‘Upper berth – lower berth. That’s the difference between talent and genius,’ muttered George Gershwin to his friend Oscar Levant as he settled down for the night in the more comfortable lower bunk. The two musicians were on the sleeper from New York to Pittsburgh, where Gershwin was due to perform his Rhapsody in Blue and Concerto in F. The conductor Bill Daly had been held up in New York, and Levant was to help out by playing the solos while Gershwin rehearsed the orchestra.
If Oscar Levant was no genius on the level of Gershwin, he was nothing if not multi-talented. Pianist, composer, actor, writer, radio show host – he managed all those careers throughout his life. As a Gershwin player he was second only to the composer himself, and at the peak of his career, in the early 1940s, his concert fee was higher than those commanded by Vladimir Horowitz and Arthur Rubinstein – not because he was regarded as a finer pianist (he wasn’t), but because his radio show Information Please had a regular audience of 12 million in the US.

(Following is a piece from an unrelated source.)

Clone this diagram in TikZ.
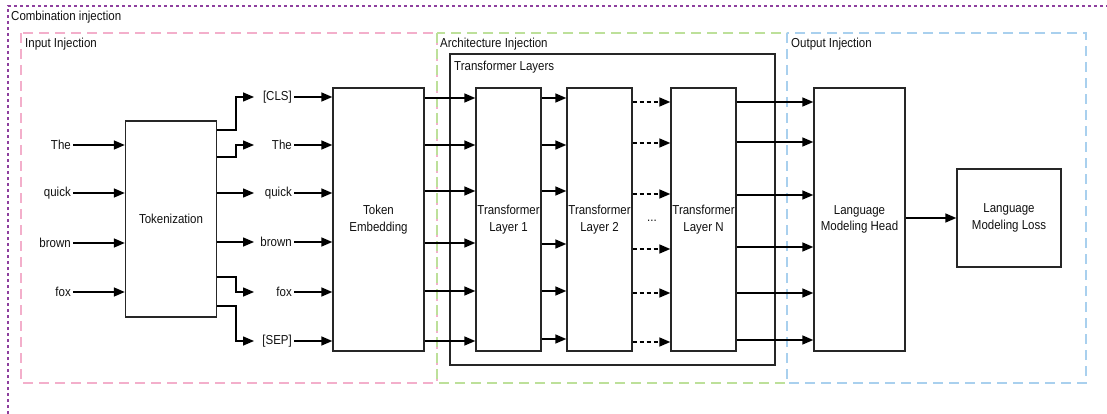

Oscar Levant was born in Pittsburgh on 27 December 1906, the youngest son of an Orthodox Jewish family. He received his first piano lessons from one of his brothers, and soon developed into a prodigy. On the day before his first lesson at high school, Paderewski was to give a recital in Pittsburgh. The 12-year-old Levant asked his new teacher if he wanted to know what the famous pianist was going to play. Instead of rattling off the pieces verbally, Levant sat at the piano and played the entire programme.
This story is from the February 2024 edition of BBC Music Magazine.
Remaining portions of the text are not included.